>> START Given material

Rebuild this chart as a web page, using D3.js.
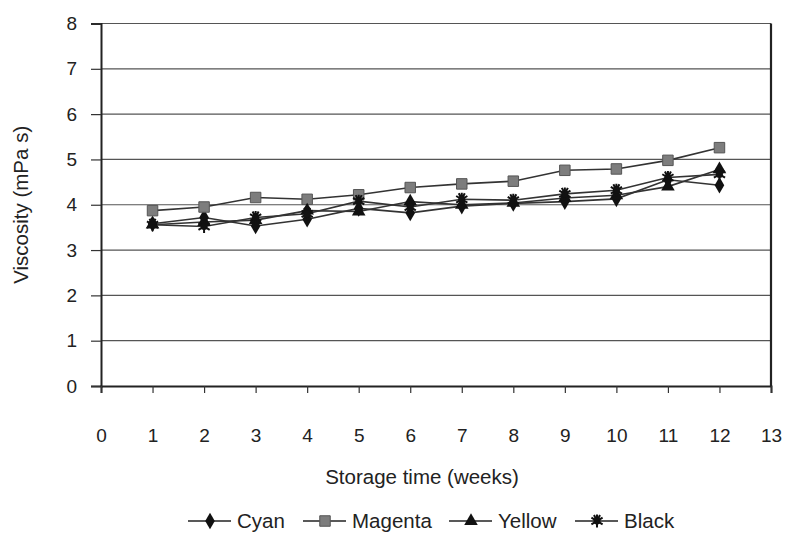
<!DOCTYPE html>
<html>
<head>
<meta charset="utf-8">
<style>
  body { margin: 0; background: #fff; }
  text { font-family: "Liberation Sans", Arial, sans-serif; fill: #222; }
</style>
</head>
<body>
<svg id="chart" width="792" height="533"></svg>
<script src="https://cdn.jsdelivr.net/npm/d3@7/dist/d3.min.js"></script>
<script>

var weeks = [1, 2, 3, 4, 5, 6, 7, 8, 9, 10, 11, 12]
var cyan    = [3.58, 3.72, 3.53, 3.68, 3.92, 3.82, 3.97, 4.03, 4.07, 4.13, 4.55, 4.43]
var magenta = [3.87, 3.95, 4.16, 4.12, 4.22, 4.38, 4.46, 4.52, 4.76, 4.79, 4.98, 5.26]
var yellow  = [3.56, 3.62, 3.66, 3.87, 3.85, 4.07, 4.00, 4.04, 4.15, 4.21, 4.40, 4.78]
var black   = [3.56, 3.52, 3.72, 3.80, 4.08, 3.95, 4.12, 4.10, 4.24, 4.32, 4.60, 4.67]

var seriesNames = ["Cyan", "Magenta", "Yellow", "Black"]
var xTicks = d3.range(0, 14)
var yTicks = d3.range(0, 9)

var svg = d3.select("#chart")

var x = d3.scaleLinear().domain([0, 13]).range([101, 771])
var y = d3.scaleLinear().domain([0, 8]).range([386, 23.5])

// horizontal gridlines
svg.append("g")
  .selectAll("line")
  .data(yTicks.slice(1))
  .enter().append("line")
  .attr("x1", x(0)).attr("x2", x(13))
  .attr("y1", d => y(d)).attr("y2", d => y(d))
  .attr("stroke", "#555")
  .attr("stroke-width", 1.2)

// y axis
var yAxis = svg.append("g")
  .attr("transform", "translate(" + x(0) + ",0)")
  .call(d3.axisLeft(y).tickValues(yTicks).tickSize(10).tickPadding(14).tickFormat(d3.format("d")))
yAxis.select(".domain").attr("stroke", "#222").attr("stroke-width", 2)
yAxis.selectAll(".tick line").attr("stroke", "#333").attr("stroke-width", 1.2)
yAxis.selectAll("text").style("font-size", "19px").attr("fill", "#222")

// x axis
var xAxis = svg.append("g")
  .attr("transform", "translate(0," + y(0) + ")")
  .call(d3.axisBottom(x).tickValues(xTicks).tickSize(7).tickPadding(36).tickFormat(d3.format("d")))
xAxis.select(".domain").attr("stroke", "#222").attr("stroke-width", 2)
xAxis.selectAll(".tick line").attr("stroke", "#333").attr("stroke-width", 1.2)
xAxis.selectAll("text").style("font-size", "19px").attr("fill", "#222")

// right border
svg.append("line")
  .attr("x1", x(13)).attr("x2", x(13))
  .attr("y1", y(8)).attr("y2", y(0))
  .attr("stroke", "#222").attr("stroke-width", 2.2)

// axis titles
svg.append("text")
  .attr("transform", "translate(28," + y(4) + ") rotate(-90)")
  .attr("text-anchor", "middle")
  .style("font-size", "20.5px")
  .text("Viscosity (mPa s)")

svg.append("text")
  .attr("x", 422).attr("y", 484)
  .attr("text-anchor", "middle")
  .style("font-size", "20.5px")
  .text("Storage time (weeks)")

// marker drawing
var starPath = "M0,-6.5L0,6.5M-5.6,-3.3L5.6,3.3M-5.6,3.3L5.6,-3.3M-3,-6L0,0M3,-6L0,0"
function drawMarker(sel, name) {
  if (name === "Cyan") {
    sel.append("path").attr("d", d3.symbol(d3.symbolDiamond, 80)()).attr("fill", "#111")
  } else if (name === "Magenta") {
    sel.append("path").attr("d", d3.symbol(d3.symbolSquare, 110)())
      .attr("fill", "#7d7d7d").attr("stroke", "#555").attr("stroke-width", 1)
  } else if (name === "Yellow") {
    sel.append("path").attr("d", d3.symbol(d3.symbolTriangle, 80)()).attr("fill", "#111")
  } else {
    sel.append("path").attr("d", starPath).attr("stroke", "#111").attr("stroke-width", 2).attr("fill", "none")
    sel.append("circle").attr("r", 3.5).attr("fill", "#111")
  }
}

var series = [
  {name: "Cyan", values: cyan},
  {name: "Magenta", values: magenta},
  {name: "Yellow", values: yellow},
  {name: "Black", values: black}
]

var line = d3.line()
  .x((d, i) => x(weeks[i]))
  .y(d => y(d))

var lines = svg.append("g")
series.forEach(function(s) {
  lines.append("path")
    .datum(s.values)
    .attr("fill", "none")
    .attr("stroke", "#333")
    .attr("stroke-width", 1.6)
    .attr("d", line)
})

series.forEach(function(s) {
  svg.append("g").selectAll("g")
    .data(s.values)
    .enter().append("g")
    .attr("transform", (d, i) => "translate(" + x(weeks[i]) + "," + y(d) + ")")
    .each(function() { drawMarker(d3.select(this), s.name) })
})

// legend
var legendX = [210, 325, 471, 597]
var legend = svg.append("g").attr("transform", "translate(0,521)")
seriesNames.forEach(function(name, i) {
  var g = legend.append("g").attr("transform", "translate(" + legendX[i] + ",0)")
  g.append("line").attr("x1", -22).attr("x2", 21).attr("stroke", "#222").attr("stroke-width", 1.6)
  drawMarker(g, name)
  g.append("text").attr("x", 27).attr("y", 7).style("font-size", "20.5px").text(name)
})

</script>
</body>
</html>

>> END Given material

* What is required *
Set the listing down in full and exactly. Pictures within it should not appear in the copy.

* Exercise response *
Rebuild this chart as a web page, using D3.js.
<!DOCTYPE html>
<html>
<head>
<meta charset="utf-8">
<style>
  body { margin: 0; background: #fff; }
  text { font-family: "Liberation Sans", Arial, sans-serif; fill: #222; }
</style>
</head>
<body>
<svg id="chart" width="792" height="533"></svg>
<script src="https://cdn.jsdelivr.net/npm/d3@7/dist/d3.min.js"></script>
<script>

var weeks = [1, 2, 3, 4, 5, 6, 7, 8, 9, 10, 11, 12]
var cyan    = [3.58, 3.72, 3.53, 3.68, 3.92, 3.82, 3.97, 4.03, 4.07, 4.13, 4.55, 4.43]
var magenta = [3.87, 3.95, 4.16, 4.12, 4.22, 4.38, 4.46, 4.52, 4.76, 4.79, 4.98, 5.26]
var yellow  = [3.56, 3.62, 3.66, 3.87, 3.85, 4.07, 4.00, 4.04, 4.15, 4.21, 4.40, 4.78]
var black   = [3.56, 3.52, 3.72, 3.80, 4.08, 3.95, 4.12, 4.10, 4.24, 4.32, 4.60, 4.67]

var seriesNames = ["Cyan", "Magenta", "Yellow", "Black"]
var xTicks = d3.range(0, 14)
var yTicks = d3.range(0, 9)

var svg = d3.select("#chart")

var x = d3.scaleLinear().domain([0, 13]).range([101, 771])
var y = d3.scaleLinear().domain([0, 8]).range([386, 23.5])

// horizontal gridlines
svg.append("g")
  .selectAll("line")
  .data(yTicks.slice(1))
  .enter().append("line")
  .attr("x1", x(0)).attr("x2", x(13))
  .attr("y1", d => y(d)).attr("y2", d => y(d))
  .attr("stroke", "#555")
  .attr("stroke-width", 1.2)

// y axis
var yAxis = svg.append("g")
  .attr("transform", "translate(" + x(0) + ",0)")
  .call(d3.axisLeft(y).tickValues(yTicks).tickSize(10).tickPadding(14).tickFormat(d3.format("d")))
yAxis.select(".domain").attr("stroke", "#222").attr("stroke-width", 2)
yAxis.selectAll(".tick line").attr("stroke", "#333").attr("stroke-width", 1.2)
yAxis.selectAll("text").style("font-size", "19px").attr("fill", "#222")

// x axis
var xAxis = svg.append("g")
  .attr("transform", "translate(0," + y(0) + ")")
  .call(d3.axisBottom(x).tickValues(xTicks).tickSize(7).tickPadding(36).tickFormat(d3.format("d")))
xAxis.select(".domain").attr("stroke", "#222").attr("stroke-width", 2)
xAxis.selectAll(".tick line").attr("stroke", "#333").attr("stroke-width", 1.2)
xAxis.selectAll("text").style("font-size", "19px").attr("fill", "#222")

// right border
svg.append("line")
  .attr("x1", x(13)).attr("x2", x(13))
  .attr("y1", y(8)).attr("y2", y(0))
  .attr("stroke", "#222").attr("stroke-width", 2.2)

// axis titles
svg.append("text")
  .attr("transform", "translate(28," + y(4) + ") rotate(-90)")
  .attr("text-anchor", "middle")
  .style("font-size", "20.5px")
  .text("Viscosity (mPa s)")

svg.append("text")
  .attr("x", 422).attr("y", 484)
  .attr("text-anchor", "middle")
  .style("font-size", "20.5px")
  .text("Storage time (weeks)")

// marker drawing
var starPath = "M0,-6.5L0,6.5M-5.6,-3.3L5.6,3.3M-5.6,3.3L5.6,-3.3M-3,-6L0,0M3,-6L0,0"
function drawMarker(sel, name) {
  if (name === "Cyan") {
    sel.append("path").attr("d", d3.symbol(d3.symbolDiamond, 80)()).attr("fill", "#111")
  } else if (name === "Magenta") {
    sel.append("path").attr("d", d3.symbol(d3.symbolSquare, 110)())
      .attr("fill", "#7d7d7d").attr("stroke", "#555").attr("stroke-width", 1)
  } else if (name === "Yellow") {
    sel.append("path").attr("d", d3.symbol(d3.symbolTriangle, 80)()).attr("fill", "#111")
  } else {
    sel.append("path").attr("d", starPath).attr("stroke", "#111").attr("stroke-width", 2).attr("fill", "none")
    sel.append("circle").attr("r", 3.5).attr("fill", "#111")
  }
}

var series = [
  {name: "Cyan", values: cyan},
  {name: "Magenta", values: magenta},
  {name: "Yellow", values: yellow},
  {name: "Black", values: black}
]

var line = d3.line()
  .x((d, i) => x(weeks[i]))
  .y(d => y(d))

var lines = svg.append("g")
series.forEach(function(s) {
  lines.append("path")
    .datum(s.values)
    .attr("fill", "none")
    .attr("stroke", "#333")
    .attr("stroke-width", 1.6)
    .attr("d", line)
})

series.forEach(function(s) {
  svg.append("g").selectAll("g")
    .data(s.values)
    .enter().append("g")
    .attr("transform", (d, i) => "translate(" + x(weeks[i]) + "," + y(d) + ")")
    .each(function() { drawMarker(d3.select(this), s.name) })
})

// legend
var legendX = [210, 325, 471, 597]
var legend = svg.append("g").attr("transform", "translate(0,521)")
seriesNames.forEach(function(name, i) {
  var g = legend.append("g").attr("transform", "translate(" + legendX[i] + ",0)")
  g.append("line").attr("x1", -22).attr("x2", 21).attr("stroke", "#222").attr("stroke-width", 1.6)
  drawMarker(g, name)
  g.append("text").attr("x", 27).attr("y", 7).style("font-size", "20.5px").text(name)
})

</script>
</body>
</html>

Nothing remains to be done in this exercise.